= Given entries =
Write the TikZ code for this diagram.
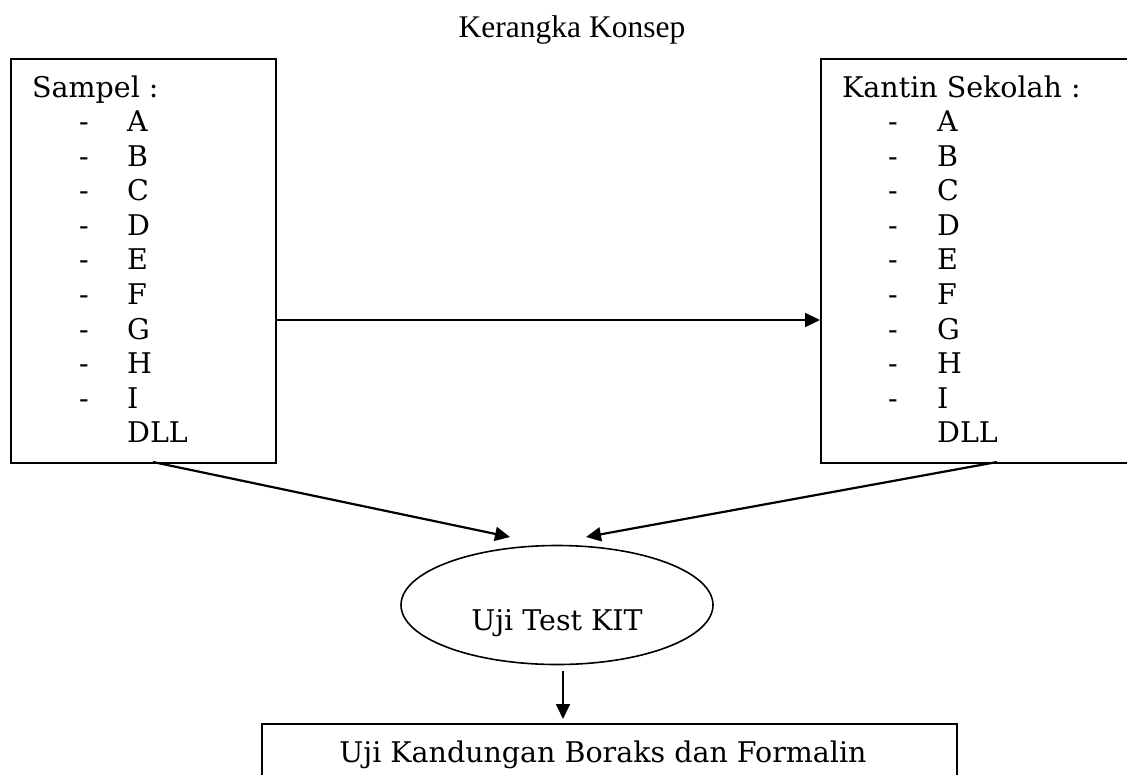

--

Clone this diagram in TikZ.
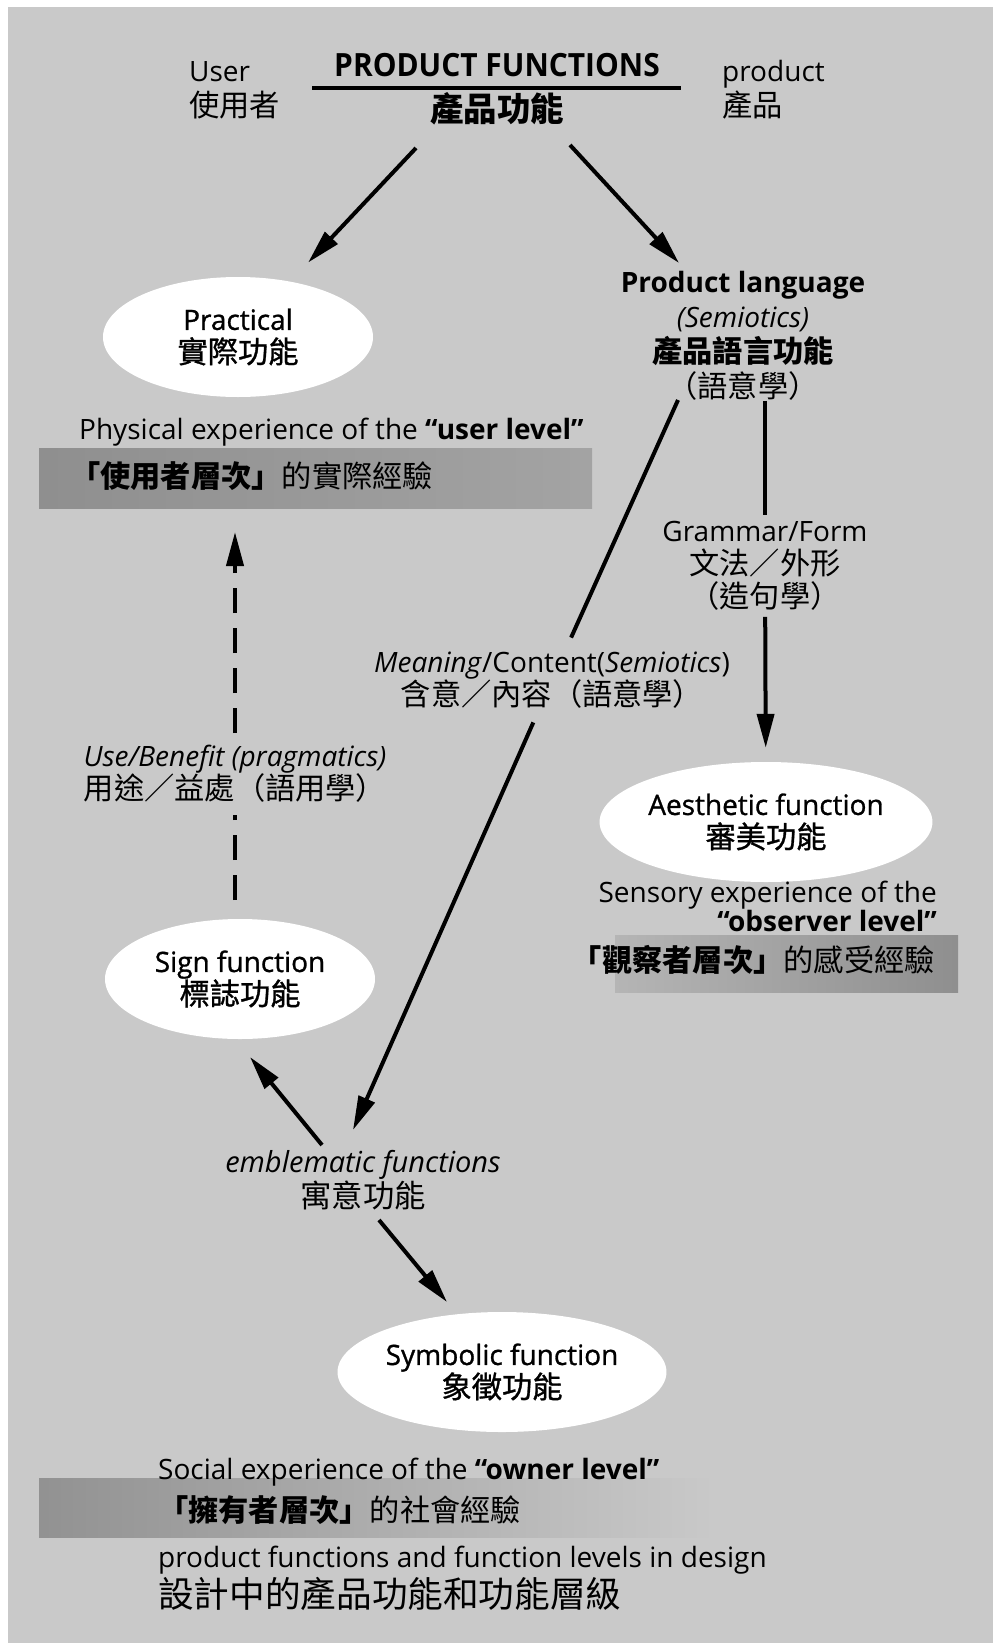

...

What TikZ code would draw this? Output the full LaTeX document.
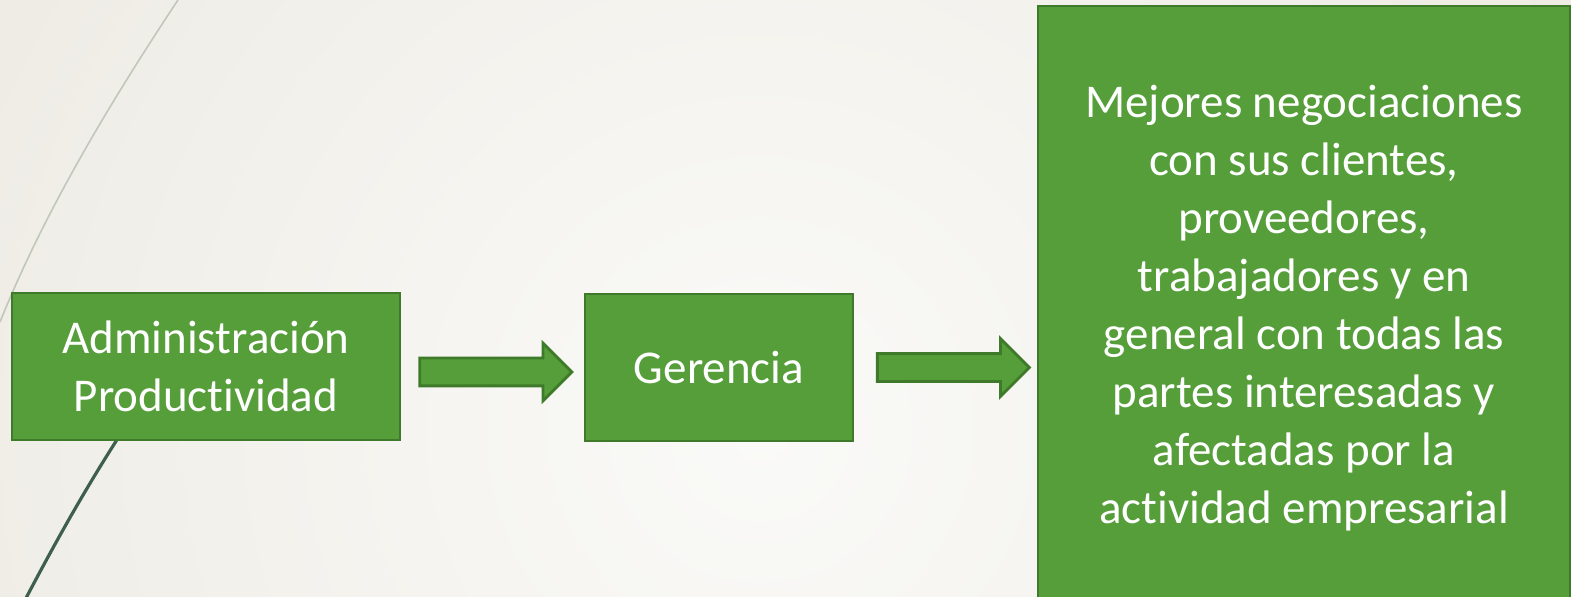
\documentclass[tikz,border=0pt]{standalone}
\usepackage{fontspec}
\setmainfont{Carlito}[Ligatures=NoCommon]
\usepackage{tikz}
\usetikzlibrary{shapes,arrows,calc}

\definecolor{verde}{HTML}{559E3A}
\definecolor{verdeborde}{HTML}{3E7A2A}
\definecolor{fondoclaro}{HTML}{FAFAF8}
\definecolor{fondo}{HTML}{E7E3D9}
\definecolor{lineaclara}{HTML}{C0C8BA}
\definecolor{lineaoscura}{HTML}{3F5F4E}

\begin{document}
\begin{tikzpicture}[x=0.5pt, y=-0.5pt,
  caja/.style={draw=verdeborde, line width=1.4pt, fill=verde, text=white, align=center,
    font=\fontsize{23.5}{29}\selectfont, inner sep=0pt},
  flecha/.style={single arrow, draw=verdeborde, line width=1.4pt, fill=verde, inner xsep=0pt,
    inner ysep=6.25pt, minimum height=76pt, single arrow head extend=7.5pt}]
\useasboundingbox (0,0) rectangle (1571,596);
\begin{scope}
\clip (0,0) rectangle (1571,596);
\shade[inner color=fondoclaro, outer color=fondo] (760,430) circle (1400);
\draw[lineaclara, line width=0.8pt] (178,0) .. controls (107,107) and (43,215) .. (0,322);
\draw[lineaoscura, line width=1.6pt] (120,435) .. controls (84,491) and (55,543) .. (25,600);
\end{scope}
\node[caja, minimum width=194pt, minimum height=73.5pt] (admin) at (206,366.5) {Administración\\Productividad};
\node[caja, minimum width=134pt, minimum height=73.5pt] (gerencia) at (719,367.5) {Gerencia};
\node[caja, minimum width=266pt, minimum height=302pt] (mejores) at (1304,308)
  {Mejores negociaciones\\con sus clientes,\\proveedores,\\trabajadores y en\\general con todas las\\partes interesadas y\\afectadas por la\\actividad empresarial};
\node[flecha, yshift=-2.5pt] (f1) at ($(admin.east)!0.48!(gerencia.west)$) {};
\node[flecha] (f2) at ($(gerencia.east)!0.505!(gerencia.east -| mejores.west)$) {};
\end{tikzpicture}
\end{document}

= What is asked =
Return each line in the records that holds the string "code".

= Answer to the exercise =
Write the TikZ code for this diagram.
What TikZ code would draw this? Output the full LaTeX document.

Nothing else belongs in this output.